A Flash Of Colour
Ask any car buff and they’ll tell you that the right car can be a piece of art. While that may sound like hyperbole, it can also be true – literally. Need proof? Check out the 1979 BMW M1 that Andy Warhol painted just before it raced at Le Mans.
The Bavarian automaker has just released a new photoset featuring the artful sports car to celebrate its 40th birthday. Shot by Stephan Bauer, the winner of the company’s “Shootout 2018” contest, the photos make clear why BMW Art Car Number Four is still the most famous entry in the project.
In June 1979, shortly before the 24 Hours of Le Mans took place, Warhol was asked by the BMW Art Car Project to paint a powerful 470 hp racing version of the M1 that would compete in the race. Rather than painting a scale model of the car and leaving the rest of the work to be completed by his assistants, as his predecessors had done, the Pop artist got down to business himself, applying the final touch, the number 76, within a half hour of starting.
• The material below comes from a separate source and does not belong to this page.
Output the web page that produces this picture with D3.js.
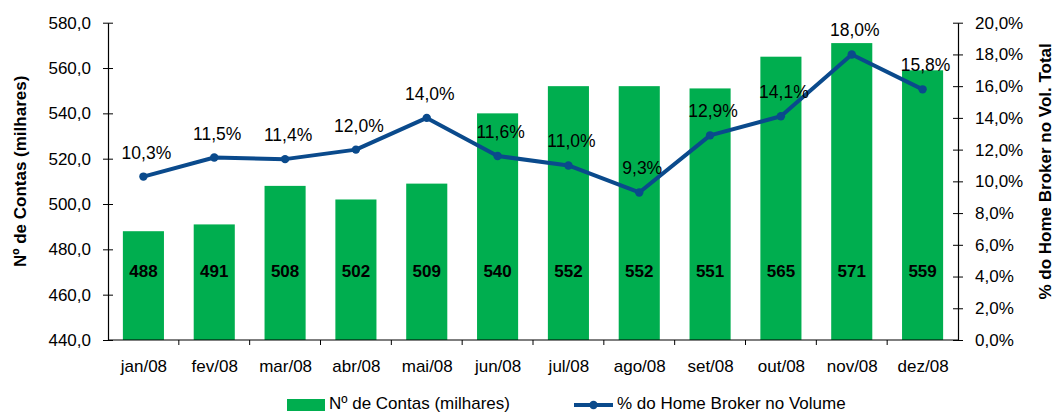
<!DOCTYPE html>
<html><head><meta charset="utf-8">
<script src="https://cdn.jsdelivr.net/npm/d3@7"></script>
<style>
html,body{margin:0;padding:0;background:#fff;}
svg{display:block;font-family:"Liberation Sans",Arial,sans-serif;}
</style></head>
<body>
<svg id="c" width="1055" height="413"></svg>
<script>
const categories = ["jan/08","fev/08","mar/08","abr/08","mai/08","jun/08","jul/08","ago/08","set/08","out/08","nov/08","dez/08"];
const contas = [488,491,508,502,509,540,552,552,551,565,571,559];
const percHB = [10.3,11.5,11.4,12.0,14.0,11.6,11.0,9.3,12.9,14.1,18.0,15.8];
const leftTicks = [440,460,480,500,520,540,560,580];
const rightTicks = [0,2,4,6,8,10,12,14,16,18,20];
const seriesNames = ["Nº de Contas (milhares)","% do Home Broker no Volume"];
const axisTitles = ["Nº de Contas (milhares)","% do Home Broker no Vol. Total"];

const svg = d3.select("#c");
const L = 108, R = 958, T = 22.7, B = 340;
const fmt1 = v => d3.format(".1f")(v).replace(".", ",");

const x = d3.scaleBand().domain(categories).range([L, R]).paddingInner(0.42).paddingOuter(0.21);
const xc = d3.scalePoint().domain(categories).range([L, R]).padding(0.5);
const yL = d3.scaleLinear().domain([440,580]).range([B, T]);
const yR = d3.scaleLinear().domain([0,20]).range([B, T]);

const green = "#00AE4F", blue = "#0A4A8C";

// bars
svg.append("g").selectAll("rect").data(contas).join("rect")
  .attr("x", (d,i) => x(categories[i]))
  .attr("width", x.bandwidth())
  .attr("y", d => yL(d))
  .attr("height", d => B - yL(d))
  .attr("fill", green);

// bar labels
svg.append("g").selectAll("text").data(contas).join("text")
  .attr("x", (d,i) => xc(categories[i]))
  .attr("y", 277)
  .attr("text-anchor","middle")
  .attr("font-weight","bold")
  .attr("font-size", 17)
  .attr("fill","#000")
  .text(d => d);

// axes
const axisStyle = g => {
  g.selectAll("path").attr("stroke","#000").attr("stroke-width",1.2);
  g.selectAll("line").attr("stroke","#000");
  g.selectAll("text").attr("font-size",17).attr("fill","#000").attr("font-family","Liberation Sans, Arial, sans-serif");
};
const gl = svg.append("g").attr("transform",`translate(${L},0)`)
  .call(d3.axisLeft(yL).tickValues(leftTicks).tickFormat(fmt1).tickSizeInner(5).tickSizeOuter(0).tickPadding(12));
gl.selectAll(".tick line").attr("x2", 5).attr("x1",-5);
axisStyle(gl);

const gr = svg.append("g").attr("transform",`translate(${R},0)`)
  .call(d3.axisRight(yR).tickValues(rightTicks).tickFormat(v => fmt1(v) + "%").tickSizeInner(5).tickSizeOuter(0).tickPadding(12));
gr.selectAll(".tick line").attr("x1", -5).attr("x2",5);
axisStyle(gr);

// x axis
const gx = svg.append("g").attr("transform",`translate(0,${B})`)
  .call(d3.axisBottom(xc).tickSize(0).tickPadding(20));
gx.select(".domain").remove();
axisStyle(gx);
svg.append("line").attr("x1",L).attr("x2",R).attr("y1",B).attr("y2",B).attr("stroke","#000").attr("stroke-width",1.2);
const step = (R - L) / categories.length;
svg.append("g").selectAll("line").data(d3.range(1, categories.length)).join("line")
  .attr("x1", i => L + i*step).attr("x2", i => L + i*step)
  .attr("y1", B).attr("y2", B+5).attr("stroke","#000");

// line
const line = d3.line().x((d,i) => xc(categories[i])).y(d => yR(d));
svg.append("path").datum(percHB).attr("d", line)
  .attr("fill","none").attr("stroke", blue).attr("stroke-width",4).attr("stroke-linejoin","round");
svg.append("g").selectAll("circle").data(percHB).join("circle")
  .attr("cx",(d,i)=>xc(categories[i])).attr("cy", d=>yR(d)).attr("r",4.2).attr("fill",blue);
svg.append("g").selectAll("text").data(percHB).join("text")
  .attr("x",(d,i)=>xc(categories[i]) + 3)
  .attr("y", d => yR(d) - 18)
  .attr("text-anchor","middle").attr("font-size",17.5).attr("fill","#000")
  .text(d => fmt1(d) + "%");

// axis titles
svg.append("text").attr("transform",`translate(26,${(T+B)/2 - 10}) rotate(-90)`)
  .attr("text-anchor","middle").attr("font-weight","bold").attr("font-size",17).text(axisTitles[0]);
svg.append("text").attr("transform",`translate(1051,${(T+B)/2 - 10}) rotate(-90)`)
  .attr("text-anchor","middle").attr("font-weight","bold").attr("font-size",17).text(axisTitles[1]);

// legend
const lg = svg.append("g");
lg.append("rect").attr("x",287).attr("y",399).attr("width",38).attr("height",12).attr("fill",green);
lg.append("text").attr("x",329).attr("y",409).attr("font-size",17).text(seriesNames[0]);
lg.append("line").attr("x1",574).attr("x2",613).attr("y1",405).attr("y2",405).attr("stroke",blue).attr("stroke-width",4);
lg.append("circle").attr("cx",593.5).attr("cy",405).attr("r",4.2).attr("fill",blue);
lg.append("text").attr("x",617).attr("y",409).attr("font-size",17).text(seriesNames[1]);
</script>
</body></html>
Afterwards, Warhol explained his hastily finished, technicolour paint job this way: “I attempted to show speed as a visual image. When an automobile is really travelling fast, all the lines and colours are transformed into a blur.”
Warhol’s M1 would prove to be pretty fast, too. In its first and only race, the car, driven by the German Manfred Winkelhock as well as Hervé Poulain and Marcel Mignot from France, would finish sixth overall and second in its class.
Dreamt up by Poulain in 1975, the BMW Art Car Project has seen some of the most famous blue-chip artists turn the German cars into their own canvases over the proceeding decades. In addition to Andy Warhol, other artists who’ve participated include his Pop art peer Roy Lichtenstein, who painted 320i Turbo in 1977; David Hockney, who covered an 850CSi with is trademark brushstrokes in 1995, and neo-conceptual legend Jenny Holzer, who added some biting flourishes to a V12 LMR in 1999.